How to sing high notes without yelling

Some genres of music feature a more ‘shouty’ style of singing – rock, punk rock and metal in particular. But if these aren’t your areas musically, yelling isn’t good. And if you do use this technique as part of your vocal style, you must take care not to damage the voice. An alternative way to produce an emphatic, powerful sound that imitates a kind of yell (but is easy o the ear) is belting. 

#14 Get a balance of chest and head voice. This is the belt technique and to achieve it you need to access the power of the chest voice that we spoke about earlier, but bring in the vibration of the head voice at the same time. Practise scales on an ‘Eh’ or ‘Nae’, and emulate the sound of a precocious child.

This technique is commonly used for power ballads and musical theatre, so if you sing in either of these categories, this is for you. But otherwise, not everyone needs to learn how to belt. Many pop and indie artists adopt a softer, gentler tone now, But if you do want to sing loud and proud, give it a go. 

If you want to see results as quickly as possible, do breathing exercises and core work every day. This should be the activity you do the most. Next should be some warm-ups and scales/sirens/arpeggios every day or a few times a week (always before you sing any songs). Falsetto and whistle can be riskier so practice these slightly less often and not for too long – once or twice a week.

If you get a sore throat from this, leave it for a week and recheck the way you’re doing it. And of course, if you find it difficult to self motivate, you can always work with a vocal coach. This is often the very best way to train your voice to sing higher notes. 

Related Questions

  • How do you relax your throat to sing high notes?

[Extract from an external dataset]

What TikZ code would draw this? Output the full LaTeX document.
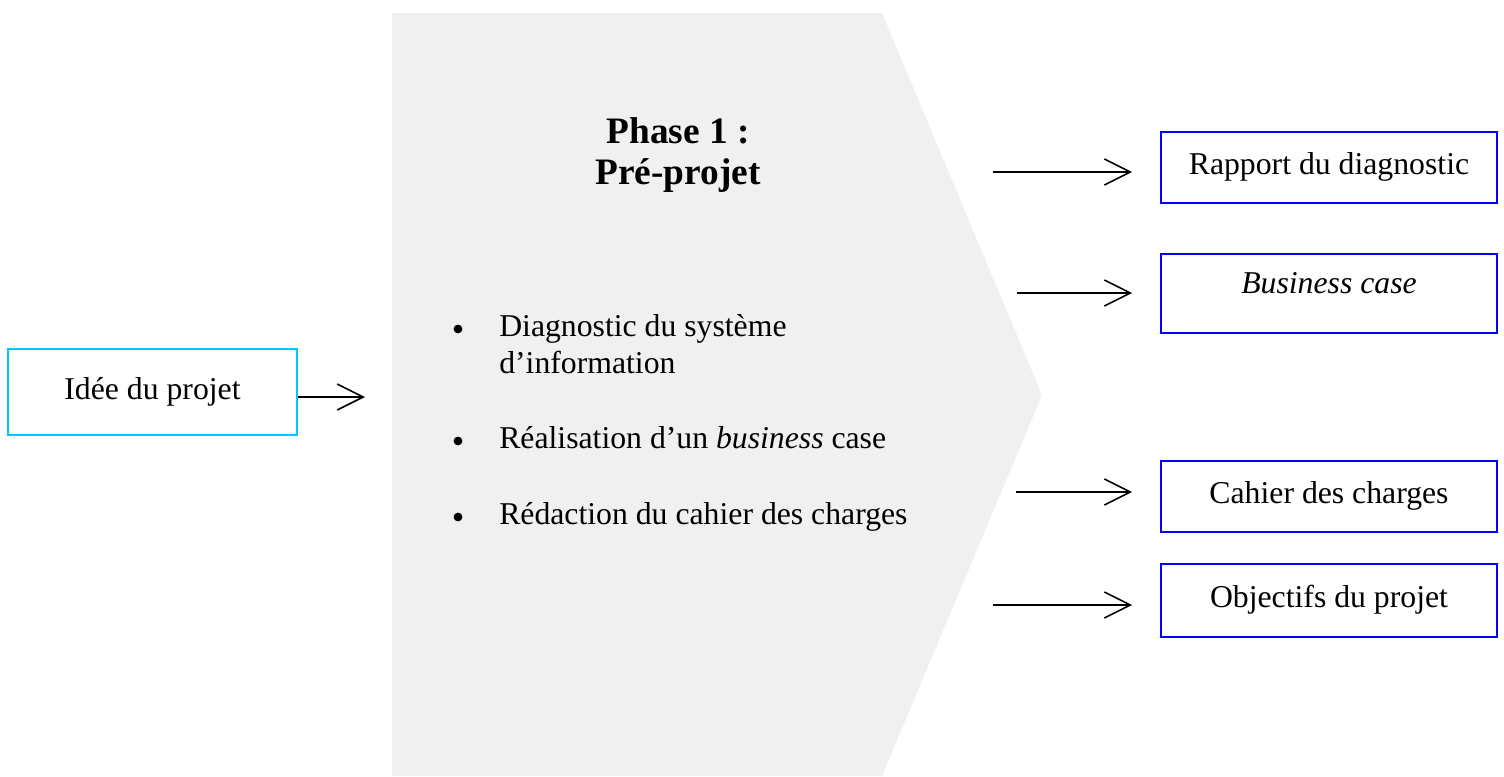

Learning how it feels to be relaxed is useful for a singer. That way you can recognise the difference between a tense and relaxed muscle state. Yawning, swallowing, emphatic sighs and throat massage will help to ease the tension in this area. 

  • How can I sing high notes without damaging my voice?

If you feel any pain or strain when singing, this is a sign to stop. Similarly, don’t push for higher notes when you have a cold or are sick – this is when your voice is vulnerable to damage. Learn gentle techniques to gradually ease your voice upward. And drink plenty of water. 

  • Why can’t I sing high notes anymore?

There could be a number of reasons for this. It could be a lack of practice – you need to keep your vocals in shape. It could be because of respiratory illness. The ageing process can also alter your range, as can the hormonal changes that take place during pregnancy.